Add Pfizer to the list of the companies facing a governmental investigation about its ties to copay assistance programs.
After first focusing on biotech and specialty pharma, the feds have made their way to Big Pharma, with the New York drug giant joining a group that includes Gilead Sciences, Biogen, Valeant Pharmaceuticals and others.
In its 10-K, Pfizer disclosed two subpoenas from the U.S. Attorney's Office for the District of Massachusetts, issued in December 2015 and July 2016. The subpoenas seek information about its ties with the Patient Access Network Foundation and other nonprofits that help Medicare patients pay for their drugs. The drugmaker has been “providing information to the government,” it says.

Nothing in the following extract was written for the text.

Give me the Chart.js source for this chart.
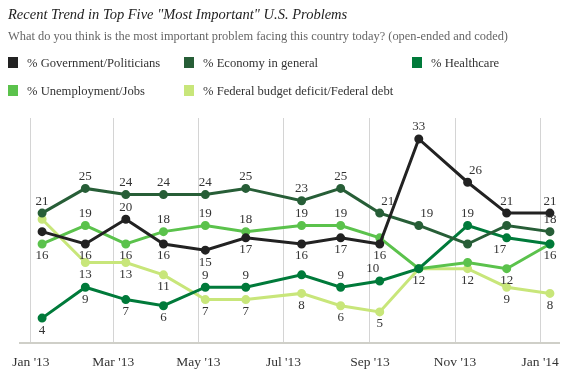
<!DOCTYPE html>
<html>
<head>
<meta charset="utf-8">
<script src="https://cdn.jsdelivr.net/npm/chart.js@4.4.1/dist/chart.umd.min.js"></script>
<style>
  body { margin: 0; background: #fff; overflow: hidden; }
  #wrap { position: relative; width: 571px; height: 374px; }
  #wrap canvas { position: absolute; left: 0; top: 0; }
  .txt { position: absolute; white-space: nowrap; font-family: "Liberation Serif", "DejaVu Serif", serif; }
  #title { left: 8px; top: 6px; font-size: 14.5px; font-style: italic; color: #222; }
  #subtitle { left: 8px; top: 29px; font-size: 12.4px; color: #666; }
  .leg { position: absolute; font-family: "Liberation Serif", serif; font-size: 12.6px; color: #333; white-space: nowrap; }
  .leg span { display: inline-block; width: 10px; height: 11px; margin-right: 9px; vertical-align: -1px; }
</style>
</head>
<body>
<div id="wrap">
  <canvas id="trendChart"></canvas>
  <div class="txt" id="title">Recent Trend in Top Five "Most Important" U.S. Problems</div>
  <div class="txt" id="subtitle">What do you think is the most important problem facing this country today? (open-ended and coded)</div>
</div>
<script>
// survey dates (approximate field dates)
const surveyDates = ['2013-01-09', '2013-02-09', '2013-03-10', '2013-04-06', '2013-05-06', '2013-06-04',
    '2013-07-14', '2013-08-11', '2013-09-08', '2013-10-06', '2013-11-10', '2013-12-08', '2014-01-08'];

const government   = [18, 16, 20, 16, 15, 17, 16, 17, 16, 33, 26, 21, 21];
const economy      = [21, 25, 24, 24, 24, 25, 23, 25, 21, 19, 16, 19, 18];
const healthcare   = [4, 9, 7, 6, 9, 9, 11, 9, 10, 12, 19, 17, 16];
const unemployment = [16, 19, 16, 18, 19, 18, 19, 19, 17, 12, 13, 12, 16];
const budget       = [20, 13, 13, 11, 7, 7, 8, 6, 5, 12, 12, 9, 8];

const tickDates  = ['2013-01-01', '2013-03-01', '2013-05-01', '2013-07-01', '2013-09-01', '2013-11-01', '2014-01-01'];
const tickLabels = ["Jan '13", "Mar '13", "May '13", "Jul '13", "Sep '13", "Nov '13", "Jan '14"];

const seriesNames = ['% Government/Politicians', '% Economy in general', '% Healthcare',
    '% Unemployment/Jobs', '% Federal budget deficit/Federal debt'];

// which value labels are shown and where (a = above, b = below, r/l = nudge)
const labelSpots = [
    [null, 'b', 'a', 'b', 'b', 'b', 'b', 'b', 'b', 'a', 'ar', 'a', 'a'],
    ['a', 'a', 'a', 'a', 'a', 'a', 'a', 'a', 'ar', 'ar', null, null, 'a'],
    ['b', 'b', 'b', 'b', 'a', 'a', null, 'a', 'al', null, 'a', 'bl', null],
    ['b', 'a', 'b', 'a', 'a', 'a', 'a', 'a', null, null, null, 'b', 'b'],
    [null, 'b', 'b', 'b', 'b', 'b', 'b', 'b', 'b', 'b', 'b', 'b', 'b']
];

const colors = ['#222222', '#275e37', '#007a3a', '#5bc24c', '#c8e67a'];

function dayOf(s) {
    const p = s.split('-').map(Number);
    return (Date.UTC(p[0], p[1] - 1, p[2]) - Date.UTC(2013, 0, 1)) / 86400000;
}

const xs = surveyDates.map(dayOf);
const allValues = [government, economy, healthcare, unemployment, budget];

// HTML legend
const legPos = [[8, 56], [184, 56], [412, 56], [8, 84], [184, 84]];
seriesNames.forEach((name, i) => {
    const el = document.createElement('div');
    el.className = 'leg';
    el.style.left = legPos[i][0] + 'px';
    el.style.top = legPos[i][1] + 'px';
    el.innerHTML = '<span style="background:' + colors[i] + '"></span>' + name;
    document.getElementById('wrap').appendChild(el);
});

const datasets = allValues.map((vals, i) => ({
    label: seriesNames[i],
    data: vals.map((v, j) => ({ x: xs[j], y: v })),
    borderColor: colors[i],
    backgroundColor: colors[i],
    borderWidth: 3,
    pointRadius: 3,
    pointHoverRadius: 3,
    tension: 0,
    order: i
}));

// draws the number labels next to points
const valueLabels = {
    id: 'valueLabels',
    afterDatasetsDraw(chart) {
        const ctx = chart.ctx;
        ctx.save();
        ctx.font = '13px "Liberation Serif", serif';
        ctx.fillStyle = '#333';
        ctx.textAlign = 'center';
        ctx.textBaseline = 'middle';
        chart.data.datasets.forEach((ds, i) => {
            const meta = chart.getDatasetMeta(i);
            meta.data.forEach((pt, j) => {
                const spot = labelSpots[i][j];
                if (!spot) return;
                let dy = spot[0] === 'a' ? -12 : 12;
                let dx = 0;
                if (spot.indexOf('r') > 0) dx = 8;
                if (spot.indexOf('l') > 0) dx = -7;
                ctx.fillText(String(ds.data[j].y), pt.x + dx, pt.y + dy);
            });
        });
        ctx.restore();
    }
};

const ctx = document.getElementById('trendChart').getContext('2d');
const trendChart = new Chart(ctx, {
    type: 'line',
    data: { datasets: datasets },
    plugins: [valueLabels],
    options: {
        responsive: true,
        maintainAspectRatio: false,
        animation: false,
        layout: { padding: { left: 17, right: 8, top: 118, bottom: -9 } },
        scales: {
            x: {
                type: 'linear',
                min: -8,
                max: 379,
                afterBuildTicks: (scale) => {
                    scale.ticks = tickDates.map(d => ({ value: dayOf(d) }));
                },
                ticks: {
                    padding: 12,
                    autoSkip: false,
                    maxRotation: 0,
                    color: '#333',
                    font: { family: '"Liberation Serif", serif', size: 13.5 },
                    callback: (v, idx) => tickLabels[idx]
                },
                grid: { color: '#d4d4d4', drawTicks: false },
                border: { color: '#cfcfc8', width: 2 }
            },
            y: {
                display: false,
                min: 0,
                max: 36.4
            }
        },
        plugins: {
            legend: { display: false },
            tooltip: { enabled: false }
        }
    }
});
</script>
</body>
</html>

A Pfizer spokesperson told FiercePharma the company supports “initiatives, including co-pay foundations, to help patients most in need gain access to medicines.” Pfizer is "among a number of companies" to receive subpoenas on the matter.
"We strive to follow government guidelines associated with any contributions we make,” the spokesperson said.
According to its website, the PAN Foundation helps “underinsured people with life-threatening, chronic and rare diseases get the medications and treatment they need by paying for their out-of-pocket costs and advocating for improved access and affordability.”
Such patient assistance programs have come under fire lately, with critics arguing pharma companies use them to boost sales. Governmental regulations prohibit drugmakers from linking their charitable contributions to their own meds, and drug companies aren't allowed to offer direct co-pay assistance to patients covered by Medicare or Medicaid.
Before Pfizer, Regeneron was the latest to disclose a subpoena in the government’s growing probe.
Other companies to disclose similar subpoenas include Celgene, Jazz Pharmaceuticals and Horizon Pharma.
Aside from the governmental investigation, Celgene also faces a whistleblower suit claiming the company worked to “game the system” with contributions to steer charities toward its drugs. The company denied the charge.